For years now, if you wanted a fast sports car, your only real option was the Cayman. Pretty much every other competitor that has gone up against it has been about track times and everyday usability and has struggled to topple the German from its perch atop the podium. The Italians have come in and ignored the podium altogether, instead skipping about spraying champagne over the scantily-clad women politely clapping the Porsche.
The 4C is marketed at people who don’t care about using their car daily; people who enjoy skydiving and unprotected sex. I walk through the centre of London every day and I see Porsches everywhere.
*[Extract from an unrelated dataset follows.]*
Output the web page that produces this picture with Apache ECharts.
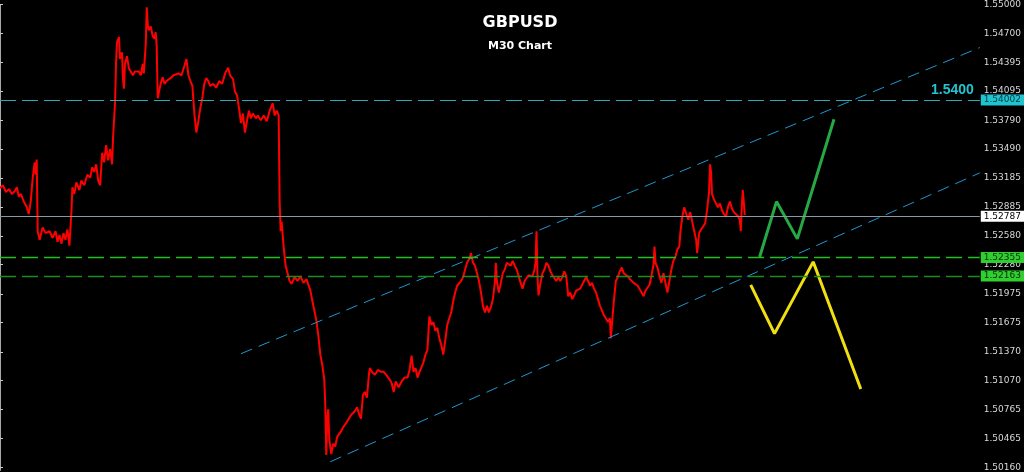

They’re daily drivers with impressive performance - that’s cool, but it’s not special.
You would never daily the Alfa, and that’s what makes it so fantastic. It’s a car that makes a bonkers noise, makes everyone who sees it happy, and makes no apologies for the fact it needs to be mastered. It demands more of you every time you drive it, and that’s why you’ll keep coming back.
At about £45,000, it’s a ridiculously expensive weekend toy, and there will be times when its limitations frustrate you. But after a long week at work you can climb out of your comfortable beige wagon and walk towards a voluptuous Italian, drop into the carbonfibre cabin and scoot along with induction noise attacking your senses and uninterrupted steering conversing with your wrists. If that’s not enough to stir your soul, you’re welcome to the Cayman. I’ll be in the Alfa.